After filming Satyricon, I visited an underground club in New York--the Electric Circus: immense and dimly lit, the usual band blasting, the dance floor populated with multicolored algae shaking with tremors or lost in a composed and interminable trance, the floor carpeted with seminude bodies, and enormous holes in the walls from which hung four, five, six pairs of legs, masculine and feminine, black, white, yellow.
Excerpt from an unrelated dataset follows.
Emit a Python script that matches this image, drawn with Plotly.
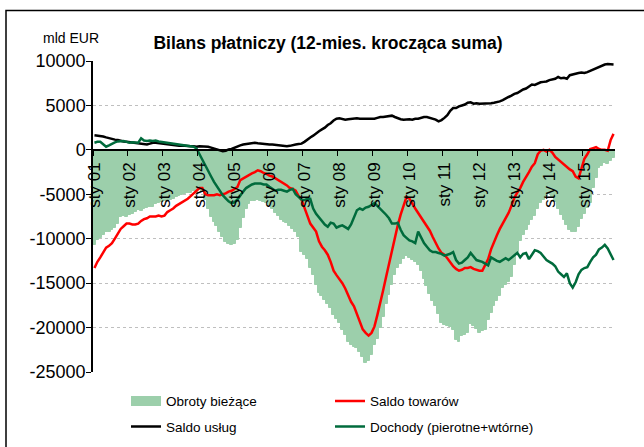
import plotly.graph_objects as go

# ---------------- data (monthly, Jan 2001 .. Nov 2015, 12-month rolling sums, mln EUR) -------------
years = list(range(2001, 2016))
months = [f"{y}-{m:02d}" for y in years for m in range(1, 13)][:179]

tick_labels = ["sty 01", "sty 02", "sty 03", "sty 04", "sty 05", "sty 06", "sty 07", "sty 08",
               "sty 09", "sty 10", "sty 11", "sty 12", "sty 13", "sty 14", "sty 15"]

y_ticks = [10000, 5000, 0, -5000, -10000, -15000, -20000, -25000]
y_tick_labels = ["10000", "5000", "0", "-5000", "-10000", "-15000", "-20000", "-25000"]

obroty_biezace = [  # current account (bars)
    -10700, -10200, -9900, -9600, -9300, -9200, -9000, -8800, -8300, -7600, -7400, -7500,
    -7300, -7200, -7000, -6800, -6900, -6600, -6500, -6400, -6400, -6100, -6000, -5900,
    -5800, -5700, -5600, -5500, -5300, -5200, -5100, -5000, -4900, -4800, -4600, -4700,
    -4500, -4700, -5600, -6600, -7500, -8100, -8600, -9300, -9800, -10400, -10600, -10700,
    -10600, -10200, -8800, -7700, -6600, -6100, -5800, -5700, -5600, -5700, -5900, -6000,
    -6200, -6600, -7100, -7400, -7900, -8100, -8200, -8600, -8900, -9200, -9800, -11500,
    -11800, -12300, -13300, -14100, -15200, -16100, -16500, -16900, -17300, -17800, -18600, -19000,
    -19500, -20300, -20800, -21600, -22000, -22200, -22300, -22700, -23300, -24000, -23800, -23100,
    -22000, -21300, -20000, -18800, -17400, -16300, -15200, -14100, -13300, -12800, -12300, -12000,
    -12200, -12400, -12600, -13000, -13600, -14500, -15300, -16200, -17000, -17600, -18500, -19500,
    -19700, -19800, -19900, -20300, -21400, -21600, -21000, -20800, -20600, -19600, -19800, -20200,
    -20600, -20400, -20300, -19200, -18400, -17600, -17000, -16400, -15600, -15200, -14900, -14300,
    -13000, -11500, -10300, -9600, -9000, -8400, -7900, -7400, -6600, -6000, -5600, -5200,
    -5000, -5300, -5900, -6600, -7300, -7900, -8500, -9000, -9300, -9200, -8700, -7800,
    -7200, -6500, -6000, -4300, -3200, -2000, -1800, -1500, -1600, -1200, -900,
]

saldo_towarow = [  # goods balance (red)
    -13300, -12600, -12100, -11600, -11000, -10800, -10500, -10000, -9400, -8900, -8600, -8300,
    -8300, -8400, -8400, -8300, -8000, -7800, -7700, -7500, -7500, -7500, -7400, -7500,
    -7400, -7000, -6800, -6600, -6300, -6100, -5900, -5700, -5500, -5200, -4900, -4600,
    -4300, -4300, -5000, -5100, -5100, -5100, -5000, -5100, -5000, -4900, -4700, -4600,
    -4400, -4200, -3400, -3200, -3000, -2800, -2650, -2500, -2300, -2400, -2600, -2700,
    -2900, -3000, -3200, -3400, -3600, -3800, -4000, -4300, -4400, -4600, -5200, -5600,
    -6600, -7400, -8300, -8700, -9200, -10300, -10900, -11300, -11800, -12600, -13600, -14100,
    -14500, -15000, -15600, -16400, -17100, -17600, -18500, -19200, -20200, -20600, -20900, -20600,
    -19900, -18600, -17300, -15800, -14300, -12800, -11400, -9900, -8500, -7300, -6200, -5300,
    -5500, -6100, -6600, -7100, -7600, -8000, -8500, -9100, -9800, -10500, -11100, -11600,
    -11800, -12200, -12700, -13100, -13400, -13600, -13500, -13300, -13300, -13200, -13400, -13500,
    -13600, -13600, -13000, -12300, -11200, -10300, -9600, -8900, -8300, -7700, -7100, -6300,
    -5400, -4800, -4300, -3600, -3100, -2500, -1900, -1500, -500, -100, 0, -200,
    0, -300, -800, -1100, -1400, -1600, -1900, -2200, -2400, -3000, -3200, -2000,
    -1000, -500, 100, 200, 300, 100, 0, 0, -100, 1100, 1800,
]

saldo_uslug = [  # services balance (black)
    1650, 1600, 1600, 1500, 1400, 1300, 1250, 1150, 1100, 1000, 950, 900,
    850, 800, 800, 700, 700, 650, 600, 700, 800, 800, 750, 700,
    700, 650, 600, 500, 450, 450, 500, 450, 450, 400, 400, 350,
    400, 400, 400, 350, 250, 150, 50, -100, -150, -100, 50, 100,
    250, 400, 500, 600, 650, 700, 750, 800, 750, 700, 650, 650,
    600, 600, 550, 550, 500, 450, 400, 450, 550, 600, 650, 700,
    900, 1200, 1400, 1600, 1900, 2100, 2300, 2500, 2800, 3000, 3300, 3500,
    3550, 3450, 3400, 3450, 3500, 3500, 3550, 3500, 3500, 3500, 3450, 3500,
    3500, 3600, 3700, 3700, 3750, 3800, 3850, 3700, 3550, 3450, 3400, 3450,
    3450, 3400, 3500, 3500, 3600, 3700, 3700, 3600, 3500, 3400, 3200, 3350,
    3600, 3900, 4400, 4700, 4700, 4900, 5000, 5100, 5300, 5350, 5200, 5250,
    5200, 5200, 5250, 5200, 5250, 5300, 5350, 5450, 5600, 5800, 5950, 6100,
    6300, 6400, 6600, 6800, 6900, 7100, 7350, 7300, 7450, 7600, 7650, 7700,
    7850, 7950, 8000, 8200, 8050, 8100, 8000, 8400, 8500, 8600, 8650, 8700,
    8650, 8750, 8900, 9050, 9200, 9350, 9450, 9600, 9650, 9600, 9600,
]

dochody = [  # primary + secondary income (dark green)
    800, 900, 900, 600, 350, 500, 700, 850, 950, 1000, 1000, 900,
    800, 850, 800, 800, 1300, 1050, 1000, 1050, 1000, 1050, 950, 900,
    900, 850, 800, 700, 650, 600, 550, 500, 450, 450, 350, 150,
    -500, -1200, -1700, -2400, -3000, -3600, -4100, -4700, -5100, -5450, -5800, -6000,
    -5900, -5600, -5100, -4700, -4300, -4100, -3900, -3800, -3800, -3800, -3900, -3900,
    -4150, -4400, -4600, -4500, -4500, -4600, -4700, -4500, -4400, -5000, -5300, -5600,
    -5650, -5500, -5500, -6600, -7200, -7600, -8100, -8400, -8650, -8200, -8300, -8750,
    -8600, -8500, -8700, -8900, -8400, -7600, -6800, -6600, -6750, -6500, -6400, -6200,
    -6000, -6300, -6600, -6900, -7300, -7700, -8300, -8300, -8200, -9000, -9600, -9900,
    -10200, -10300, -10500, -9200, -9900, -10500, -10900, -11300, -11500, -11500, -11600, -11700,
    -11900, -11800, -11700, -11500, -12400, -12800, -12700, -12400, -12100, -11600, -12000, -12400,
    -12500, -12600, -12800, -13000, -12100, -12300, -12500, -12600, -12400, -12200, -12400, -12100,
    -11800, -11600, -12100, -11700, -11600, -12300, -11800, -11300, -11400, -11600, -12000, -12400,
    -12600, -12800, -13100, -13700, -14000, -14300, -13900, -15000, -15500, -14900, -14000, -13500,
    -13300, -13200, -12600, -12100, -11800, -11200, -11000, -10700, -11100, -11800, -12400,
]

# ---------------- styling / geometry ----------------
W, H = 644, 447
L, R, T, B = 93, 29, 60.7, 74.8
PW, PH = W - L - R, H - T - B

def px_x(p):  # pixel -> paper x
    return (p - L) / PW

def px_y(p):  # pixel -> paper y
    return (H - B - p) / PH

FONT = "Liberation Sans, Arial, sans-serif"
C_BAR = "#9CCFAB"
C_RED = "#FF0000"
C_BLACK = "#000000"
C_GREEN = "#006B3C"

n = len(months)
x = list(range(n))

fig = go.Figure()
fig.add_trace(go.Bar(x=x, y=obroty_biezace, name="Obroty bieżące", marker_color=C_BAR,
                     marker_line_color=C_BAR, marker_line_width=1, width=1,
                     showlegend=False, legendgroup="ob", customdata=months,
                     hovertemplate="%{customdata}: %{y}<extra></extra>"))
fig.add_trace(go.Scatter(x=[None], y=[None], mode="lines", name="Obroty bieżące",
                         line=dict(color=C_BAR, width=10), legendgroup="ob", legend="legend"))
fig.add_trace(go.Scatter(x=x, y=saldo_towarow, mode="lines", name="Saldo towarów",
                         line=dict(color=C_RED, width=2.5), customdata=months,
                         legendgroup="st", legend="legend2",
                         hovertemplate="%{customdata}: %{y}<extra></extra>"))
fig.add_trace(go.Scatter(x=x, y=saldo_uslug, mode="lines", name="Saldo usług",
                         line=dict(color=C_BLACK, width=2.5), customdata=months,
                         legendgroup="su", legend="legend",
                         hovertemplate="%{customdata}: %{y}<extra></extra>"))
fig.add_trace(go.Scatter(x=x, y=dochody, mode="lines", name="Dochody (pierotne+wtórne)",
                         line=dict(color=C_GREEN, width=2.5), customdata=months,
                         legendgroup="do", legend="legend2",
                         hovertemplate="%{customdata}: %{y}<extra></extra>"))

ymin, ymax = y_ticks[-1], y_ticks[0]
zero_pos = (0 - ymin) / (ymax - ymin)

legend_common = dict(orientation="v", yanchor="top", y=px_y(386),
                     font=dict(size=13.5, family=FONT, color="black"),
                     bgcolor="rgba(0,0,0,0)", itemwidth=30,
                     traceorder="grouped", tracegroupgap=5)

fig.update_layout(
    width=W, height=H,
    margin=dict(l=L, r=R, t=T, b=B, pad=0, autoexpand=False),
    paper_bgcolor="white", plot_bgcolor="white",
    font=dict(family=FONT, color="black", size=14),
    bargap=0,
    showlegend=True,
    title=dict(text="<b>Bilans płatniczy (12-mies. krocząca suma)</b>",
               font=dict(size=17.5, family=FONT, color="black"),
               xref="container", x=328 / W, xanchor="center",
               yref="container", y=1 - 43 / H, yanchor="middle"),
    legend=dict(x=px_x(126), xanchor="left", **legend_common),
    legend2=dict(x=px_x(330), xanchor="left", **legend_common),
    xaxis=dict(range=[-0.5, n - 0.5], anchor="free", position=zero_pos,
               showline=True, linecolor="black", linewidth=1.5,
               showgrid=False, zeroline=False,
               tickmode="array", tickvals=[12 * k for k in range(len(tick_labels))],
               ticktext=tick_labels, tickangle=-90,
               ticks="outside", ticklen=5, tickcolor="rgba(0,0,0,0)",
               tickfont=dict(size=17, family=FONT, color="black"),
               minor=dict(tickvals=[12 * k - 0.5 for k in range(len(tick_labels))],
                          ticks="outside", ticklen=5, tickcolor="black", tickwidth=1)),
    yaxis=dict(range=[ymin, ymax], showline=True, linecolor="black", linewidth=1.5,
               tickmode="array", tickvals=y_ticks, ticktext=y_tick_labels,
               ticks="outside", ticklen=5, tickcolor="black",
               tickfont=dict(size=18, family=FONT, color="black"),
               ticklabelstandoff=-3,
               showgrid=True, gridcolor="#BFBFBF", griddash="dot", gridwidth=1,
               zeroline=False),
    annotations=[dict(text="mld EUR", xref="paper", yref="paper", x=px_x(41), y=px_y(38),
                      xanchor="left", yanchor="middle", showarrow=False,
                      font=dict(size=14, family=FONT, color="black"))],
    shapes=[dict(type="rect", xref="paper", yref="paper", x0=px_x(6), y0=px_y(10),
                 x1=px_x(700), y1=px_y(500), line=dict(color="black", width=1.5),
                 fillcolor="rgba(0,0,0,0)", layer="above")],
)

fig.write_html("out.html", config={"displayModeBar": False},
               post_script="document.body.style.margin='0px';")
In that damp darkness of cockroaches, in that dense, placental promiscuity, all those boys and girls suddenly appeared to me like a single giant individual huddling itself for warmth, to nurture that part of itself, that deepest and darkest part, without which the individual himself is nothing, that is to say, not man. It was agonizing to watch, because this process of being transformed into an immense breathing amoeba, this being lost in an enormous crucible where everything burns and is dissolved--the old myths, the worn-out ideologies, the obsolete Utopias, the unreal idealisms--has something sacrificial about it. It is a total and very gentle suicide, a spreading and magnificently anonymous interregnum in which salvation, a new way of being human, is perhaps still possible.